[EXERCISE DETAILS]:
Can you print the data exactly and leave out each image?

[DATA EXTRACT]:
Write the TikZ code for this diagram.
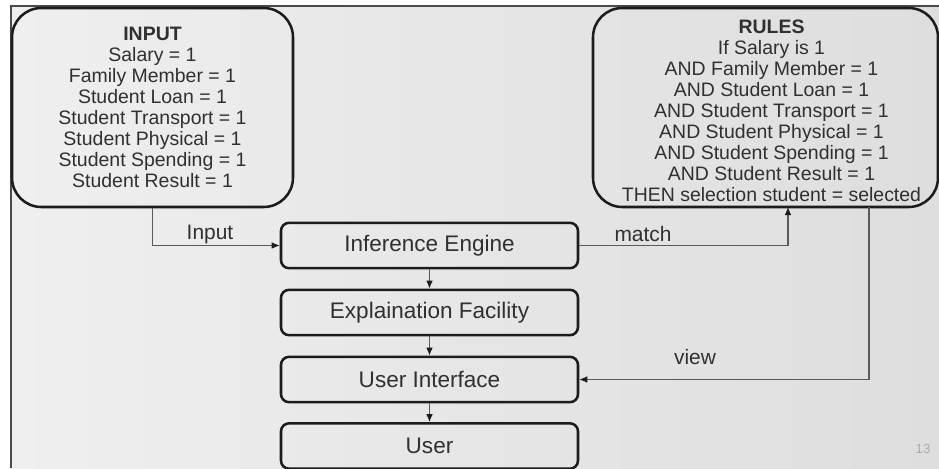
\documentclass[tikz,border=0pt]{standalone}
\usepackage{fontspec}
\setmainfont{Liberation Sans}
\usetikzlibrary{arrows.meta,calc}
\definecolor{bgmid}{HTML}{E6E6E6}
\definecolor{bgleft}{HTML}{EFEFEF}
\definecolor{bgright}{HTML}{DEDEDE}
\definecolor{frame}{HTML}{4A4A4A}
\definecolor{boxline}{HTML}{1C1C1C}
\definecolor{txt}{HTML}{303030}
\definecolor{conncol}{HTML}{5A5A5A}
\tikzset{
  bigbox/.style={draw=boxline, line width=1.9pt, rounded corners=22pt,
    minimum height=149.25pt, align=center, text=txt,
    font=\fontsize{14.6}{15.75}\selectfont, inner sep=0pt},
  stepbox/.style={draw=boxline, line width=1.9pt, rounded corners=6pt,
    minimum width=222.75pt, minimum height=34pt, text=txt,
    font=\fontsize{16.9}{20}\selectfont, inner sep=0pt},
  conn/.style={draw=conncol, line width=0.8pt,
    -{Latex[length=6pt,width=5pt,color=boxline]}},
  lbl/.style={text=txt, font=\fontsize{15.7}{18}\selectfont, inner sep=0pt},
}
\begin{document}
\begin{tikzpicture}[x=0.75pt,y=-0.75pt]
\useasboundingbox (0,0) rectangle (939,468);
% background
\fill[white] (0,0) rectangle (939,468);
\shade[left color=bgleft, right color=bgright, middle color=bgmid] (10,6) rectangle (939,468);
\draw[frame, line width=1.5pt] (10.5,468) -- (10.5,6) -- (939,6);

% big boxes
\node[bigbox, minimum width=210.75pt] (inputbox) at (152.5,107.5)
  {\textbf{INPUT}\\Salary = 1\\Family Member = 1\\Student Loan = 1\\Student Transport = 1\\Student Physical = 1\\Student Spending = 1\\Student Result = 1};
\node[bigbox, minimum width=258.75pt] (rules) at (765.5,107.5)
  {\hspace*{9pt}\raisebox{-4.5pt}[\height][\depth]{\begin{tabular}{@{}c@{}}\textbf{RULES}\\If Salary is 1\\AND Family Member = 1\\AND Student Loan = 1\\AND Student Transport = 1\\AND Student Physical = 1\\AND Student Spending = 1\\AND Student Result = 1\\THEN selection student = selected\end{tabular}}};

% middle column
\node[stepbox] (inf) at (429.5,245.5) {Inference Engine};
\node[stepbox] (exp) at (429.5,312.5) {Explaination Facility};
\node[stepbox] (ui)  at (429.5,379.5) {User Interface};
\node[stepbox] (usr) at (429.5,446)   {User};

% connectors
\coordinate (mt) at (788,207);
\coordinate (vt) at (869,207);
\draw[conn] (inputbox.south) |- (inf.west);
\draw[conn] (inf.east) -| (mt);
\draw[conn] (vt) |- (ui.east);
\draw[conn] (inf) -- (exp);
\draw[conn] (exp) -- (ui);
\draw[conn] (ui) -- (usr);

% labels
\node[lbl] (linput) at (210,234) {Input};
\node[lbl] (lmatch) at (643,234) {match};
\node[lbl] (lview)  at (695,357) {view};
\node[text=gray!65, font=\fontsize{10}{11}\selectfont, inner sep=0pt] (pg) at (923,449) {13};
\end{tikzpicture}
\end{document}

[RIGHT ANSWER]:
Write the TikZ code for this diagram.
\documentclass[tikz,border=0pt]{standalone}
\usepackage{fontspec}
\setmainfont{Liberation Sans}
\usetikzlibrary{arrows.meta,calc}
\definecolor{bgmid}{HTML}{E6E6E6}
\definecolor{bgleft}{HTML}{EFEFEF}
\definecolor{bgright}{HTML}{DEDEDE}
\definecolor{frame}{HTML}{4A4A4A}
\definecolor{boxline}{HTML}{1C1C1C}
\definecolor{txt}{HTML}{303030}
\definecolor{conncol}{HTML}{5A5A5A}
\tikzset{
  bigbox/.style={draw=boxline, line width=1.9pt, rounded corners=22pt,
    minimum height=149.25pt, align=center, text=txt,
    font=\fontsize{14.6}{15.75}\selectfont, inner sep=0pt},
  stepbox/.style={draw=boxline, line width=1.9pt, rounded corners=6pt,
    minimum width=222.75pt, minimum height=34pt, text=txt,
    font=\fontsize{16.9}{20}\selectfont, inner sep=0pt},
  conn/.style={draw=conncol, line width=0.8pt,
    -{Latex[length=6pt,width=5pt,color=boxline]}},
  lbl/.style={text=txt, font=\fontsize{15.7}{18}\selectfont, inner sep=0pt},
}
\begin{document}
\begin{tikzpicture}[x=0.75pt,y=-0.75pt]
\useasboundingbox (0,0) rectangle (939,468);
% background
\fill[white] (0,0) rectangle (939,468);
\shade[left color=bgleft, right color=bgright, middle color=bgmid] (10,6) rectangle (939,468);
\draw[frame, line width=1.5pt] (10.5,468) -- (10.5,6) -- (939,6);

% big boxes
\node[bigbox, minimum width=210.75pt] (inputbox) at (152.5,107.5)
  {\textbf{INPUT}\\Salary = 1\\Family Member = 1\\Student Loan = 1\\Student Transport = 1\\Student Physical = 1\\Student Spending = 1\\Student Result = 1};
\node[bigbox, minimum width=258.75pt] (rules) at (765.5,107.5)
  {\hspace*{9pt}\raisebox{-4.5pt}[\height][\depth]{\begin{tabular}{@{}c@{}}\textbf{RULES}\\If Salary is 1\\AND Family Member = 1\\AND Student Loan = 1\\AND Student Transport = 1\\AND Student Physical = 1\\AND Student Spending = 1\\AND Student Result = 1\\THEN selection student = selected\end{tabular}}};

% middle column
\node[stepbox] (inf) at (429.5,245.5) {Inference Engine};
\node[stepbox] (exp) at (429.5,312.5) {Explaination Facility};
\node[stepbox] (ui)  at (429.5,379.5) {User Interface};
\node[stepbox] (usr) at (429.5,446)   {User};

% connectors
\coordinate (mt) at (788,207);
\coordinate (vt) at (869,207);
\draw[conn] (inputbox.south) |- (inf.west);
\draw[conn] (inf.east) -| (mt);
\draw[conn] (vt) |- (ui.east);
\draw[conn] (inf) -- (exp);
\draw[conn] (exp) -- (ui);
\draw[conn] (ui) -- (usr);

% labels
\node[lbl] (linput) at (210,234) {Input};
\node[lbl] (lmatch) at (643,234) {match};
\node[lbl] (lview)  at (695,357) {view};
\node[text=gray!65, font=\fontsize{10}{11}\selectfont, inner sep=0pt] (pg) at (923,449) {13};
\end{tikzpicture}
\end{document}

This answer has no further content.